For four years Lisa Kellaher has played tough, emotional basketball at Catholic University. Now, on a Sunday morning after practice, the toughest part of her career had arrived.
She surveyed the gymnasium, an occasional bounce of a basketball breaking the silence, and nodded her head a few times. The tears followed, swelling her eyes enough for a drop to run along the cheek.
"It's going to be hard . . . when we have our tournament," she said the other day at Raymond DuFour Center. "It's going to hit, although it hit me here last night. It's hitting me now. Four years is a long time, and I've had a good time. Yeah, I'm getting choked up."
It's tough to say goodbye.
To Kellaher, who played at Elizabeth Seton High School in Bladensburg, winning almost seems an obsession. In practice and in the games, her feet seem to be in constant motion, even during a break in play. She has even been known to get a technical or two.
Kellaher grew up in a large family that included five brothers. That's where her intense desire to win originated.
"I'm a hustler," said Kellaher, a 5-foot-6 guard who is leading the area college women in scoring with a 25-point average. "I want to play ball, and that's all there is to it. It doesn't matter if the ball is in the bleachers, I'll go after it. I've got that killer instinct.

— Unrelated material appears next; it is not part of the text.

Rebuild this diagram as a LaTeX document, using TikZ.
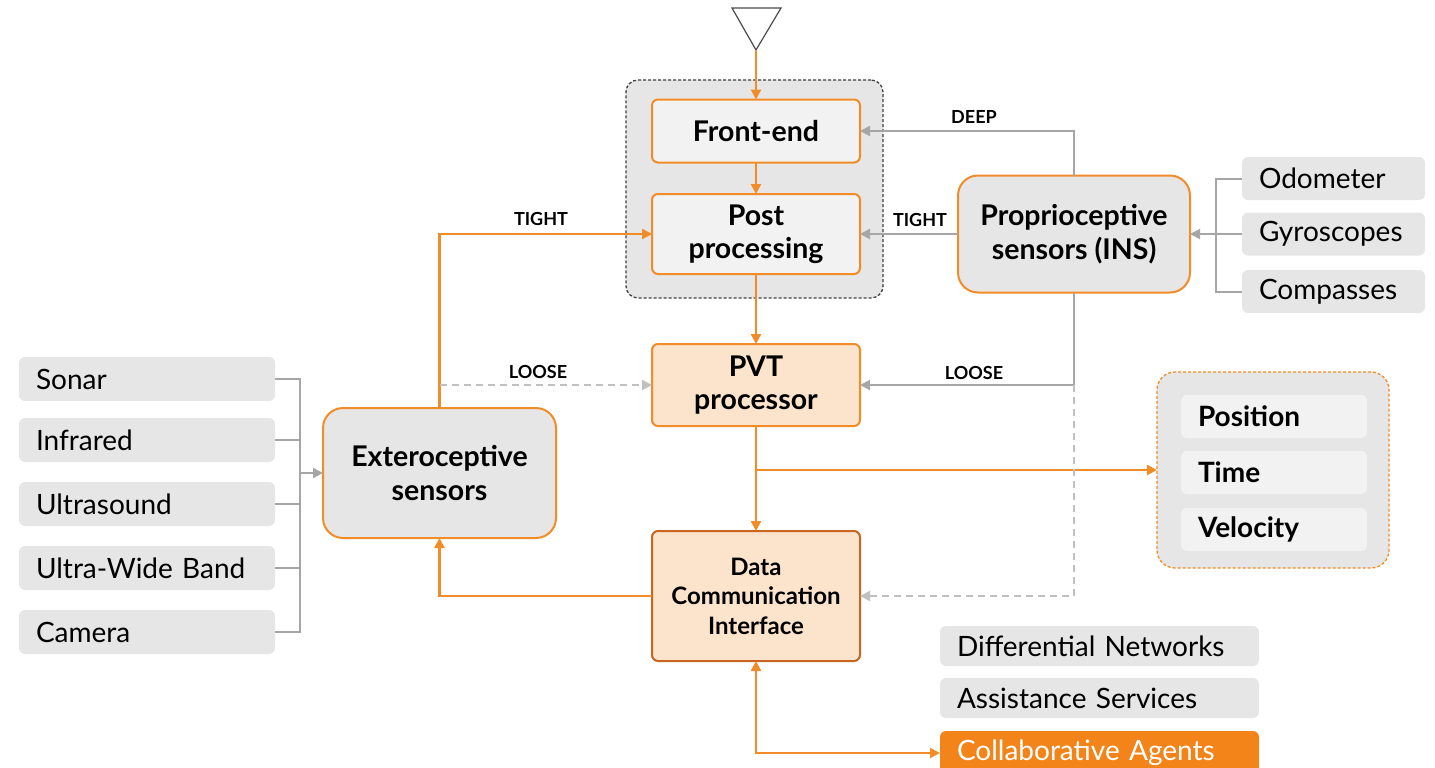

"I just can't go out, once I foul, and laugh about it," she said. "I'm mad at myself, not at the referees or my teammates. It helps me some games, but it hurts me a lot of games . . . They'll get players in there just to push me around because they know I have a temper. It's wrong, because I'm not a dirty ballplayer. There's a difference between a dirty ballplayer and a hustler."
Said Dave Spannbauer, her coach at Catholic: "She has a very good blend of athletic skills and intensity. She has an intensity level that puts her a notch above other players. If you bet her $5 that she couldn't run through a brick wall, she'd do it a few times before giving up."
Some teams have tried a box-and-one defense to stop her, but her moves to the ball and basket are too good. Said Spannbauer: "You can't take her out of her game."
She is a feisty player, and sometimes opponents take it the wrong way. "You know, a lot of people say I have an attitude problem," she said. "I get called a cheap ballplayer a lot of times because I'm so aggressive. Dave says, 'What can you do? You're a hustler.' "
On Feb. 1, Kellaher's desire to win was perhaps greater than ever, as Catholic defeated third-ranked Division III Scranton, 74-71, in what was considered the biggest win in her four years on the team. To make it a "storybook evening," as Spannbauer described it, Kellaher broke the Cardinals' career scoring mark of 1,349 points, set by Sharon Hodges in 1981.
The record came with 8:09 remaining and Catholic behind, 57-53. Kellaher went to the free throw line, needing one point. She swished the first, her 16th point of the game, gazed toward the heavens and let out a sigh. The game was stopped, and she was given a game ball amid embraces from teammates and coaches.
"I was really relieved," said Kellaher. "I felt like I had a rock on my shoulders. After I made it, I said, 'Thank God it's over with.' "
"It was one of the few times I saw her break down (and cry)," said Spannbauer, who is in his third year as head coach. "But as soon as she caught herself, she wanted to shoot the ball. She wiped her eyes, stood up there and made the free throw. The game was number one to her."
And the game was not over. Kellaher scored on a base line jumper to get the Cardinals even at 57-57, and finished with 25 points.
"I want to win so bad," she said.
Kellaher perhaps could have played at a Division I school, but she doesn't regret going to Catholic. Her freshman year, she played point guard and did not score as much as she wanted. But her sophomore year, Spannbauer's first season, she was moved to shooting guard.
This season, with Catholic having one of its best seasons at 12-7, Kellaher has good players around her, and her offense is flourishing. She has scored more than 30 points in five games, the high being 36 against North Carolina-Greensboro. She also leads the team in assists.
Senior forward Maureen Favo, who has played four years with Kellaher, has seen her develop.
"Her freshman year she would throw up a jumper when nobody was there to rebound," Favo said. "She gave me the prettiest dump (pass) on the fast break yesterday. We play a lot of fast-break offense this year, and she is there."